In "Small Miracles," Polish Catholic Leopold Socha's superhuman heroism is reduced to a bombastic jerk's boast, to Socha's being a pawn in the decidedly Jewish God's hands, to a freak occurrence among the always and eternally anti-Semitic Poles.

Halberstam depicts Socha as a braggart who saved Jews only so he could brag about it (43). This is utterly implausible – no one is that desperate for praise. In any case, Socha is dead and can't refute what Halberstam felt it necessary to write about him in order to denigrate this Polish Catholic's heroism.

Halberstam devotes little ink to detailing how Polish Catholic rescuers kept Jews alive, but she devotes almost all of one page – a lot in a book of two- and three-page anecdotes – to putting words in Socha's mouth, using actual quotations marks to have Socha say, paraphrase, "I once robbed Jews, and I felt guilty about it, and I'm making up for it now, because the God of Israel is making me do so."

Agency is removed from the Polish Catholic who went above and beyond the call of the heroic in a way that you or I probably never will, and located agency in the God of Israel's grudge match with Polish Catholics. Just as God forced the Pharaoh to release the slaves, God forced Socha, against his own craven Polish, Jewish-victimizing nature – to rescue Jews.

Finally, the Socha account ends, not as with accounts of Jewish survivors, with an update on his child or grandchildren or any efforts to honor Socha, but with a Polish anti-Semite making an obnoxious comment at Socha's funeral. That Polish anti-Semite quite literally gets the last word. The moral is clear: Polish, Catholic Leopold Socha's heroism and love of Jewish victims of Nazism is not the main point here. The main point here is that Socha was a bad man who stole from Jews and our God made him make up for it, and they're all a bunch of stinking anti-Semites, as you can see from this one comment made at Socha's funeral. So much for inspiration. 
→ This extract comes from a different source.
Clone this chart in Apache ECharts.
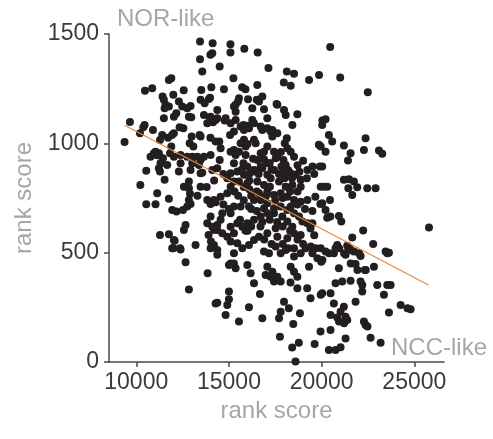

Leopold Socha: Polish Catholic sewer worker and heroic rescuer of Jews.
He deserves better than to be reduced to a guilty, boastful pawn in the hands of God. 
Poles are not the only ones depicted as virtually indistinguishable from Nazis here; Lithuanians, Hungarians and Ukrainians are similarly treated.

***
What can be done? This: concerned people can unite, support each other, organize, and act strategically. Yitta Halberstam can't be blamed. She's a good person, working to make the world a better place. She deploys the Brute Eastern European stereotype innocently. She thinks it's true. She thinks it's true because it is so all-pervasive.
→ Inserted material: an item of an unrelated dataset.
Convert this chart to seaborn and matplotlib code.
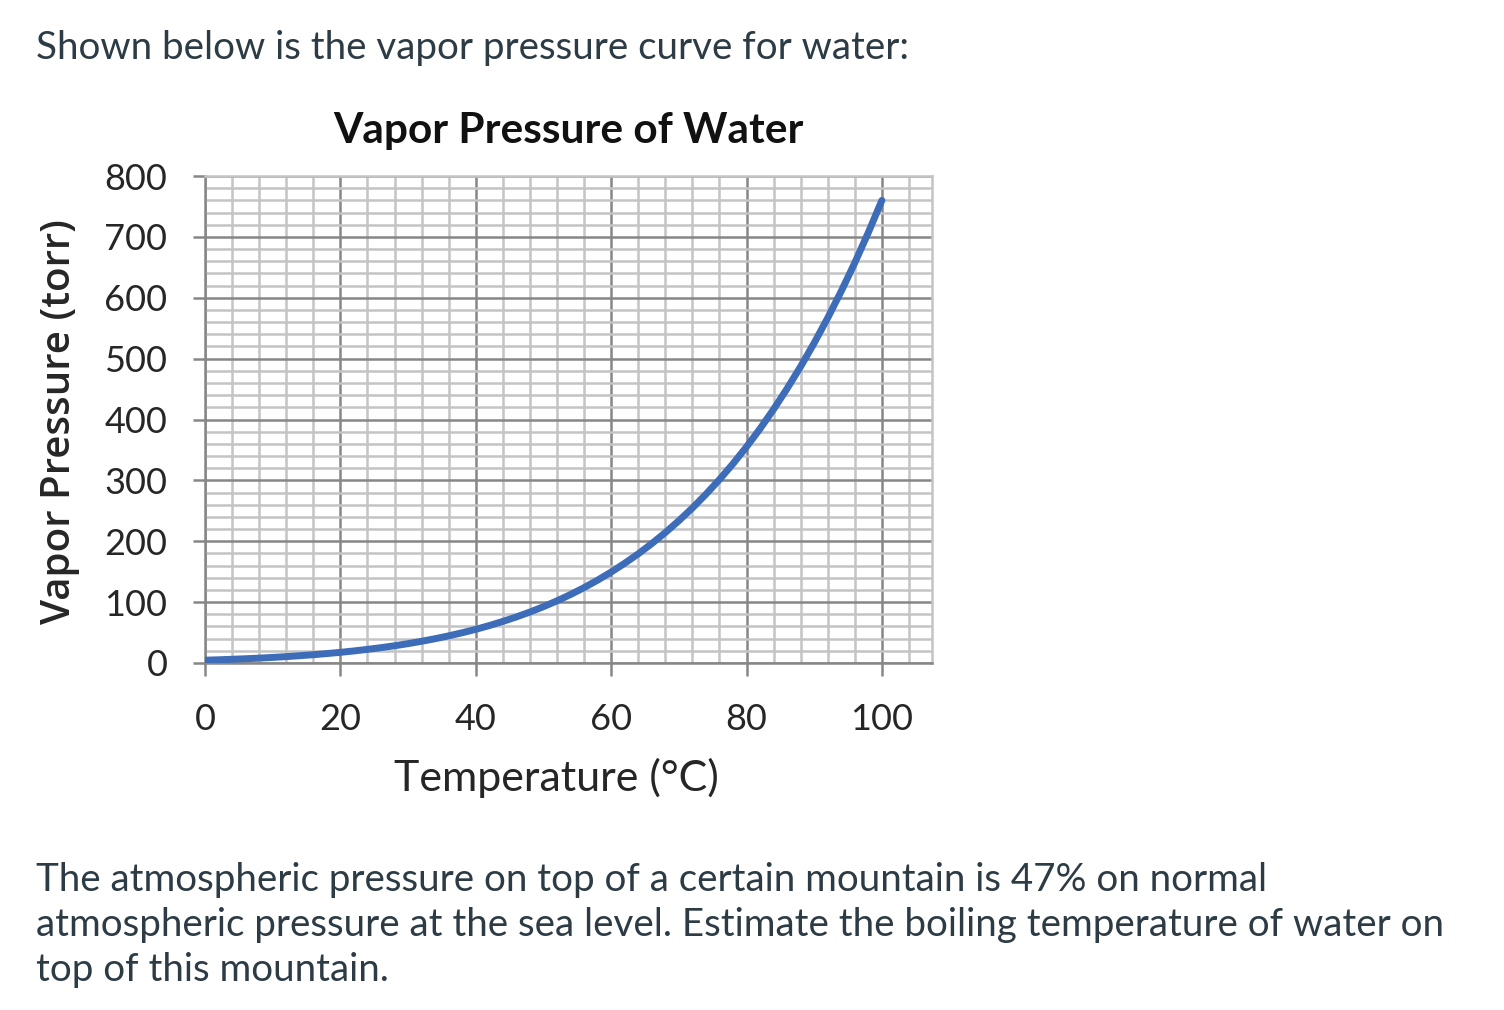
import numpy as np
import pandas as pd
import matplotlib
matplotlib.use('Agg')
import matplotlib.pyplot as plt
from matplotlib.ticker import MultipleLocator
import seaborn as sns

# vapor pressure of water (torr)
temps = [0, 2, 4, 6, 8, 10, 12, 14, 16, 18, 20, 22, 24, 26, 28, 30, 32, 34, 36,
         38, 40, 42, 44, 46, 48, 50, 52, 54, 56, 58, 60, 62, 64, 66, 68, 70,
         72, 74, 76, 78, 80, 82, 84, 86, 88, 90, 92, 94, 96, 98, 100]
pressures = [4.6, 5.3, 6.1, 7.0, 8.0, 9.2, 10.5, 12.0, 13.6, 15.5, 17.5, 19.8,
             22.4, 25.2, 28.3, 31.8, 35.7, 39.9, 44.6, 49.7, 55.3, 61.5, 68.3,
             75.7, 83.7, 92.5, 102.1, 112.5, 123.8, 136.1, 149.4, 163.8, 179.3,
             196.1, 214.2, 233.7, 254.6, 277.2, 301.4, 327.3, 355.1, 384.9,
             416.8, 450.9, 487.1, 525.8, 567.0, 610.9, 657.6, 707.3, 760.0]
x_ticks = [0, 20, 40, 60, 80, 100]
y_ticks = [0, 100, 200, 300, 400, 500, 600, 700, 800]

intro = 'Shown below is the vapor pressure curve for water:'
question = ('The atmospheric pressure on top of a certain mountain is 47% on normal\n'
            'atmospheric pressure at the sea level. Estimate the boiling temperature of water on\n'
            'top of this mountain.')


def main():
    sns.set_style('white')
    plt.rcParams['font.family'] = ['Lato', 'DejaVu Sans']

    df = pd.DataFrame({'temp': temps, 'pressure': pressures})

    fig = plt.figure(figsize=(15.04, 10.1), dpi=100)
    W, H = 1504, 1010
    ax = fig.add_axes([205 / W, 1 - 663 / H, (932 - 205) / W, (663 - 176) / H])

    sns.lineplot(data=df, x='temp', y='pressure', color='#3d6cb9',
                 linewidth=5, ax=ax, zorder=5, solid_joinstyle='round')

    ax.set_xlim(0, 107.4)
    ax.set_ylim(0, 800)
    ax.set_xticks(x_ticks)
    ax.set_yticks(y_ticks)
    ax.xaxis.set_minor_locator(MultipleLocator(4))
    ax.yaxis.set_minor_locator(MultipleLocator(20))

    ax.grid(which='major', color='#878787', linewidth=1.8)
    ax.grid(which='minor', color='#c4c4c4', linewidth=1.8)
    ax.set_axisbelow(True)

    for side in ['top', 'right']:
        ax.spines[side].set_color('#c4c4c4')
        ax.spines[side].set_linewidth(1.8)
    for side in ['left', 'bottom']:
        ax.spines[side].set_color('#878787')
        ax.spines[side].set_linewidth(1.8)

    ax.tick_params(which='major', length=9, width=1.8, color='#878787',
                   labelsize=26, labelcolor='#262626', pad=18,
                   left=True, bottom=True)
    ax.tick_params(axis='x', which='major', pad=20)
    ax.tick_params(which='minor', length=0)

    ax.set_xlabel('')
    ax.set_ylabel('')
    ax.set_title('Vapor Pressure of Water', fontsize=30.5, fontweight='bold',
                 color='#111111', pad=24)

    fig.text(556 / W, 1 - 778 / H, 'Temperature (°C)', fontsize=31,
             color='#262626', ha='center', va='center')
    fig.text(60 / W, 1 - 422 / H, 'Vapor Pressure (torr)', fontsize=29,
             color='#262626', ha='center', va='center', rotation=90,
             fontweight='semibold', family=['Open Sans', 'DejaVu Sans'])

    fig.text(36 / W, 1 - 48 / H, intro, fontsize=27.7, color='#2d3b45',
             ha='left', va='center')
    fig.text(36 / W, 1 - 925 / H, question, fontsize=27.7, color='#2d3b45',
             ha='left', va='center', linespacing=1.32)

    fig.savefig('out.png', dpi=100)
    plt.close(fig)


if __name__ == '__main__':
    main()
We need to do what Saul Alinsky said to do: "Pick the target, freeze it, personalize it, and polarize it." The target is Bieganski, a stereotype of Brute Polish and other Eastern European Christian peasants as the world's worst people. When we decide to change it, it will change. It's up to us. Other ethnic groups – African Americans, Jews, Muslims – have organized against stereotypes of their ethnicities with great success.